This is the Christianity of the primitive centuries.
This is the Christianity of the New Testament.
It is the Christianity that fully met the needs of men.
It met the needs of men who gave themselves up to unrestrained
passion, to the gluttony of every appetite; who lounged away their
day in cool marble halls, or leaned half drunken from the cushioned
seats of the amphitheatre, while the sands of the arena were
reddened with human blood to give them a holiday. Look at them
there. They passed their unsatisfying hours in idle jest, wreathed
themselves with freshly plucked, but swiftly fading flowers, drowned
their senses from moment to moment, still deeper in the spiced and
maddening wines, gave unbridled freedom to their lust; and then, at
close of day, in the splendor of the sinking sun, went forth to cool
their fevered brows in the Campagna's freshening but deadly air, and
drove with furious pace and brutal laughter along the Appian way
between rows of monumental tombs whose chiselled epitaphs told the
hopeless end of human life; then back again they drove with still
more reckless haste to spend the night in wild debauch and meet the
gray dawning of another day with its mocking routine and disgust.
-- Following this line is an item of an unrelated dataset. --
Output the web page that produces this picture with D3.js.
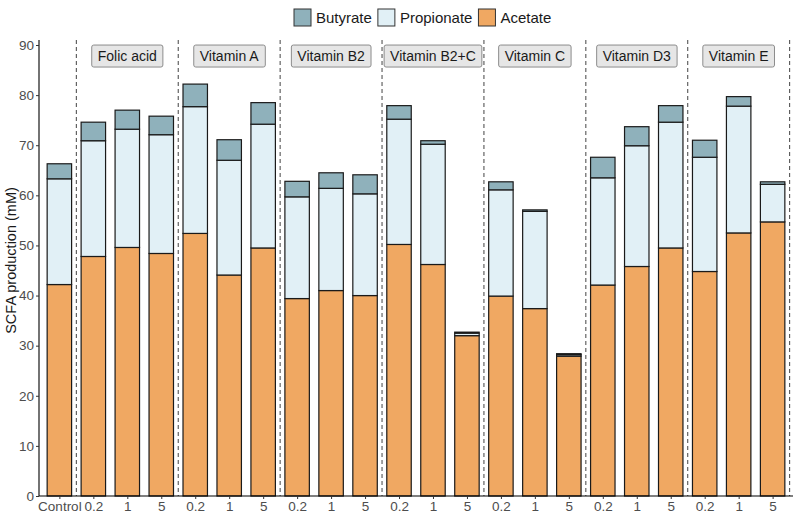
<!DOCTYPE html>
<html><head><meta charset="utf-8">
<script src="https://cdn.jsdelivr.net/npm/d3@7"></script>
<style>body{margin:0;background:#fff;} svg{display:block;font-family:"Liberation Sans",Arial,sans-serif;}</style>
</head><body>
<svg id="chart" width="800" height="527"></svg>
<script>
const categories = ["Control","0.2","1","5","0.2","1","5","0.2","1","5","0.2","1","5","0.2","1","5","0.2","1","5","0.2","1","5"];
const groups = ["Folic acid","Vitamin A","Vitamin B2","Vitamin B2+C","Vitamin C","Vitamin D3","Vitamin E"];
const acetate    = [42.2,47.8,49.6,48.4,52.4,44.1,49.5,39.4,41.0,40.0,50.2,46.2,32.0,39.9,37.4,27.9,42.1,45.8,49.5,44.8,52.5,54.7];
const propionate = [21.1,23.1,23.6,23.7,25.3,22.9,24.7,20.3,20.4,20.3,25.0,24.0,0.5,21.2,19.4,0.3,21.4,24.1,25.1,22.8,25.3,7.5];
const butyrate   = [3.0,3.7,3.8,3.7,4.5,4.1,4.3,3.1,3.1,3.8,2.7,0.7,0.2,1.6,0.3,0.2,4.1,3.8,3.3,3.4,1.9,0.5];
const yTicks = [0,10,20,30,40,50,60,70,80,90];
const seriesNames = ["Butyrate","Propionate","Acetate"];
const colors = {Acetate:"#f0a862", Propionate:"#e1f0f6", Butyrate:"#8fb1bb"};

const svg = d3.select("#chart");
const x = d3.scaleLinear().domain([0.4, 22.6]).range([39, 793]);
const y = d3.scaleLinear().domain([0, 91]).range([496, 40]);
const step = x(2) - x(1);
const bw = step * 0.72;

// dashed separators
const seps = [1.5,4.5,7.5,10.5,13.5,16.5,19.5,22.5];
svg.append("g").selectAll("line").data(seps).join("line")
  .attr("x1", d=>x(d)).attr("x2", d=>x(d)).attr("y1", y(91)).attr("y2", y(0))
  .attr("stroke","#555").attr("stroke-width",1.1).attr("stroke-dasharray","4,3");

// stacked bars
const data = categories.map((c,i)=>({i:i+1, Acetate:acetate[i], Propionate:propionate[i], Butyrate:butyrate[i]}));
const stack = d3.stack().keys(["Acetate","Propionate","Butyrate"])(data);
svg.append("g").selectAll("g").data(stack).join("g")
  .attr("fill", d=>colors[d.key])
  .selectAll("rect").data(d=>d).join("rect")
  .attr("x", d=>x(d.data.i)-bw/2).attr("width", bw)
  .attr("y", d=>y(d[1])).attr("height", d=>y(d[0])-y(d[1]))
  .attr("stroke","#1a1a1a").attr("stroke-width",1.2);

// group labels
const lg = svg.append("g").selectAll("g").data(groups).join("g")
  .attr("transform",(d,i)=>`translate(${x(3+3*i)},${y(87.8)})`);
lg.append("text").text(d=>d).attr("text-anchor","middle").attr("dy","0.36em")
  .attr("font-size",14).attr("fill","#1a1a1a");
lg.each(function(){
  const g = d3.select(this);
  const bb = g.select("text").node().getBBox();
  g.insert("rect","text").attr("x",bb.x-6).attr("y",-11).attr("width",bb.width+12).attr("height",22)
   .attr("rx",2).attr("fill","#e6e6e6").attr("stroke","#8c8c8c").attr("stroke-width",1);
});

// axes
const yAxis = d3.axisLeft(y).tickValues(yTicks).tickSize(3).tickPadding(2);
const gy = svg.append("g").attr("transform",`translate(${x(0.4)},0)`).call(yAxis);
gy.select(".domain").attr("d",`M0,${y(91)}V${y(0)}`).attr("stroke","#000").attr("stroke-width",1.1);
gy.selectAll(".tick line").attr("stroke","#333");
gy.selectAll(".tick text").attr("font-size",13.5).attr("fill","#4d4d4d").attr("font-family","Liberation Sans, Arial, sans-serif");

const xAxis = d3.axisBottom(x).tickValues(d3.range(1,23)).tickFormat(d=>categories[d-1]).tickSize(3).tickPadding(2);
const gx = svg.append("g").attr("transform",`translate(0,${y(0)})`).call(xAxis);
gx.select(".domain").attr("d",`M${x(0.4)},0H${x(22.6)}`).attr("stroke","#000").attr("stroke-width",1.1);
gx.selectAll(".tick line").attr("stroke","#333");
gx.selectAll(".tick text").attr("font-size",13.5).attr("fill","#4d4d4d").attr("font-family","Liberation Sans, Arial, sans-serif");

svg.append("text").text("SCFA production (mM)")
  .attr("transform",`translate(11,${y(47)}) rotate(-90)`).attr("text-anchor","middle")
  .attr("dy","0.35em").attr("font-size",14.5).attr("fill","#1a1a1a");

// legend
const legend = svg.append("g").attr("transform","translate(294,9)");
let lx = 0;
seriesNames.forEach(n=>{
  const g = legend.append("g").attr("transform",`translate(${lx},0)`);
  g.append("rect").attr("width",17).attr("height",17).attr("fill",colors[n]).attr("stroke","#333").attr("stroke-width",1);
  const t = g.append("text").text(n).attr("x",22).attr("y",8.5).attr("dy","0.36em").attr("font-size",15).attr("fill","#1a1a1a");
  lx += 22 + t.node().getComputedTextLength() + 6;
});
</script>
</body></html>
Loathing their very joys, revolting at their own gratification,
these men asked: "Is there nothing better than this, that we drain
the cup of pleasure to the dregs, open our veins, watch the life
blood ebb away, and laugh, and mingle our laughter with curses that
so cheap and easy an ending should have cost so much to reach?"
O the woe, the horror, the emptiness, and the crying, agonizing need
of lives like these.
And Christianity fully and richly met the need of lives like these.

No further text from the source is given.